Lamb prices were buffeted hard on many occasions throughout this period, but still managed to hold their composure through the year to show some big price improvements year-on-year.
On Friday night the heavy lamb indicator rose 13 cents a kilogram to rest at 762c/kg carcase weight, while trade lambs jumped 11c/kg which is 60c/kg more year-on-year to settle at 764c/kg cwt.
Restocking lambs finished the week at 808c/kg up 110c/kg on last year.
Mutton slipped 16c/kg to settle at 606c/kg but still an upgrading of 48c/kg on 2019.
The supply of livestock journeying to saleyards, particularly mutton, remains low which is reflected in the high prices given at all selling centres.
An example of this is at northern markets where sheep numbers are lucky to hit 10,000, which is rare for the bigger selling centres at this time of year.
While further south mutton numbers have also declined with northern demand keeping rates at a premium.
The lamb market at Wagga Wagga, NSW, continued its strong summer run with 790c/kg the base price for trade lambs heading into the summer break.
The main runs of good heavy trade weight lambs sold at $185-$200 with the shorn portion receiving premium prices.
The push by export processors for extra heavy lambs drove rates $10-$15 higher.
Heavy shorn lambs weighing 30kg carcase weight plus sold from $235-$279, while lambs 26-30kg made from $210-$235.
The lamb market has continued to track strongly leading into the Christmas holiday break in opening markets on Monday.
Both southern and northern lamb sales produced gains over all categories, while mutton rates continue to soften.
Bidding at major Victorian centres varied.
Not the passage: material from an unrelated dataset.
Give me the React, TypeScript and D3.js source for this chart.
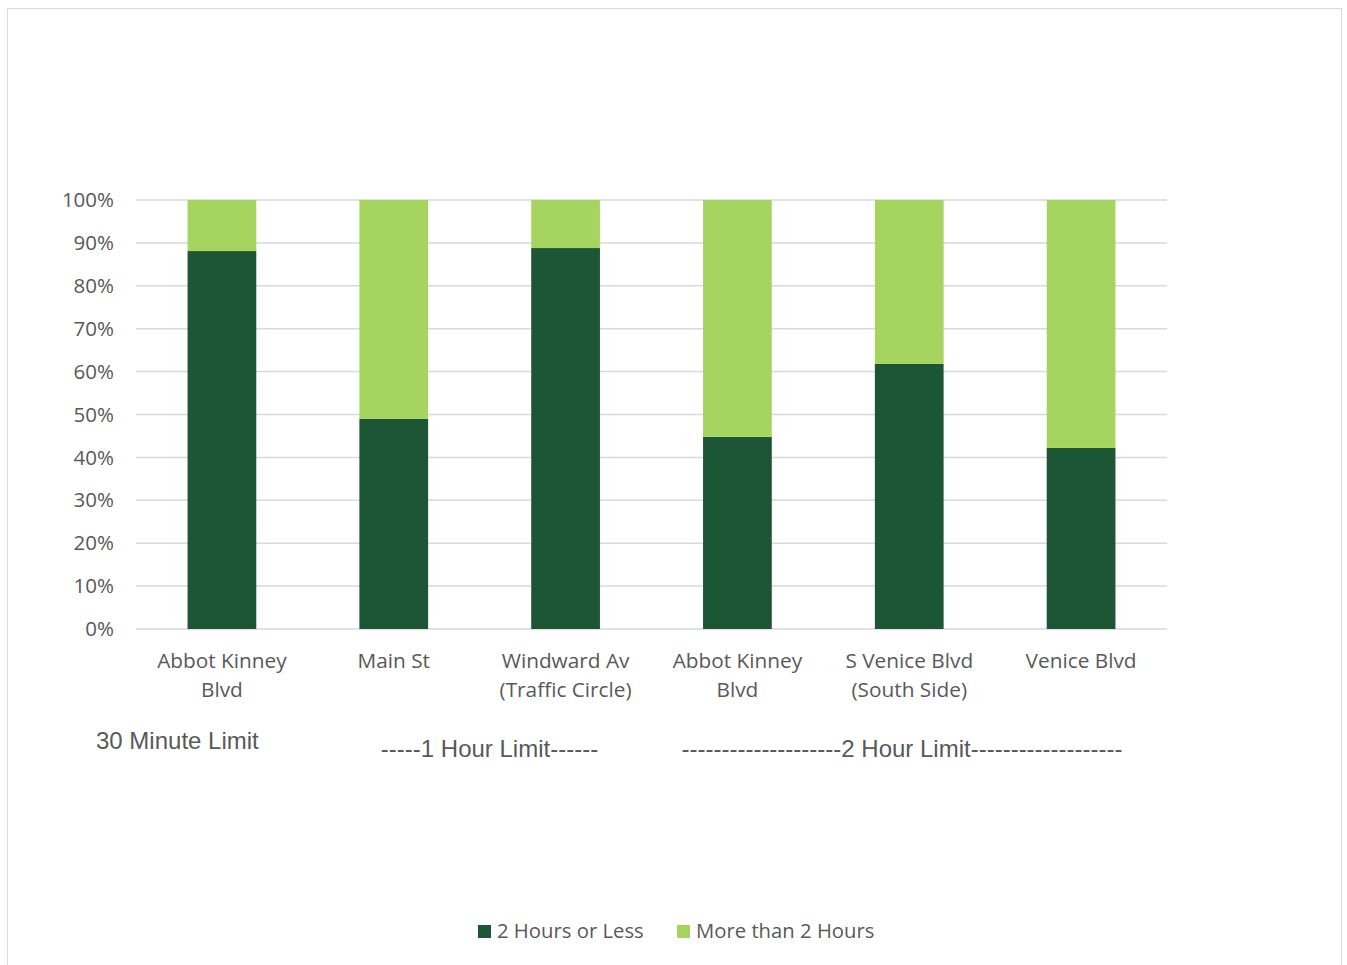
import React from "react";
import * as d3 from "d3";

const categories = [
  ["Abbot Kinney", "Blvd"],
  ["Main St"],
  ["Windward Av", "(Traffic Circle)"],
  ["Abbot Kinney", "Blvd"],
  ["S Venice Blvd", "(South Side)"],
  ["Venice Blvd"],
];
const twoHoursOrLess = [0.881, 0.49, 0.888, 0.448, 0.618, 0.422];
const moreThanTwo = twoHoursOrLess.map((v) => 1 - v);
const yTicks = [0, 0.1, 0.2, 0.3, 0.4, 0.5, 0.6, 0.7, 0.8, 0.9, 1.0];
const seriesNames = ["2 Hours or Less", "More than 2 Hours"];
const colors = ["#1c5634", "#a5d55f"];
const groupLabels = [
  "30 Minute Limit",
  "-----1 Hour Limit------",
  "--------------------2 Hour Limit-------------------",
];

export default function App() {
  const W = 1347, H = 965;
  const left = 136, right = 1167, top = 200, bottom = 629;
  const x = d3.scaleBand<number>().domain(d3.range(categories.length)).range([left, right]).paddingInner(0.6).paddingOuter(0.3);
  const y = d3.scaleLinear().domain([0, 1]).range([bottom, top]);
  const fmt = d3.format(".0%");
  const txt = "#595959";
  const labelFont = "'Open Sans', 'Noto Sans', sans-serif";
  const arial = "'Liberation Sans', Arial, sans-serif";
  return (
    <svg width={W} height={H} style={{ position: "absolute", left: 0, top: 0 }}>
      <rect x={0} y={0} width={W} height={H} fill="#fff" />
      <rect x={7.5} y={8.5} width={1334} height={980} fill="none" stroke="#d9d9d9" strokeWidth={1} />
      {yTicks.map((t) => (
        <g key={t}>
          <line x1={left} x2={right} y1={y(t)} y2={y(t)} stroke="#d9d9d9" strokeWidth={1.5} />
          <text x={114} y={y(t)} dy="0.35em" textAnchor="end" fontSize={20.5} fontFamily={labelFont} fill={txt}>{fmt(t)}</text>
        </g>
      ))}
      {categories.map((c, i) => {
        const bx = x(i)!;
        const bw = x.bandwidth();
        const v0 = twoHoursOrLess[i];
        const v1 = moreThanTwo[i];
        return (
          <g key={i}>
            <rect x={bx} y={y(v0)} width={bw} height={y(0) - y(v0)} fill={colors[0]} />
            <rect x={bx} y={y(v0 + v1)} width={bw} height={y(v0) - y(v0 + v1)} fill={colors[1]} />
            {c.map((line, j) => (
              <text key={j} x={bx + bw / 2} y={668 + j * 28.5} textAnchor="middle" fontSize={20.8} fontFamily={labelFont} fill={txt}>{line}</text>
            ))}
          </g>
        );
      })}
      <text x={96} y={749} fontSize={24} fontFamily={arial} fill={txt}>{groupLabels[0]}</text>
      <text x={489.5} y={757} textAnchor="middle" fontSize={24} fontFamily={arial} fill={txt}>{groupLabels[1]}</text>
      <text x={902} y={757} textAnchor="middle" fontSize={24} fontFamily={arial} fill={txt}>{groupLabels[2]}</text>
      {seriesNames.map((s, i) => {
        const lx = i === 0 ? 478 : 677;
        return (
          <g key={s}>
            <rect x={lx} y={925} width={13} height={13} fill={colors[i]} />
            <text x={lx + 19} y={938} fontSize={20.3} fontFamily={labelFont} fill={txt}>{s}</text>
          </g>
        );
      })}
    </svg>
  );
}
At Hamilton different trends emerged for light-weight young lambs depending on whether they were suitable for restockers or processors.
Some weight ranges sold up to $30 a head dearer and other showed cheaper trends.
The main run of store lambs sold from $104-$155.
Lambs suitable for MK bag lambs sold at $76-$158.
The best trade-weight lambs, right for supermarkets and select butcher orders sold $10 dearer to average 763c/kg cwt.
The heavy export market continued to benefit from limited supplies with buyers pushing rates $10 higher to secure numbers.
Heavy lambs sold from $185-$233 to average 762c/kg cwt.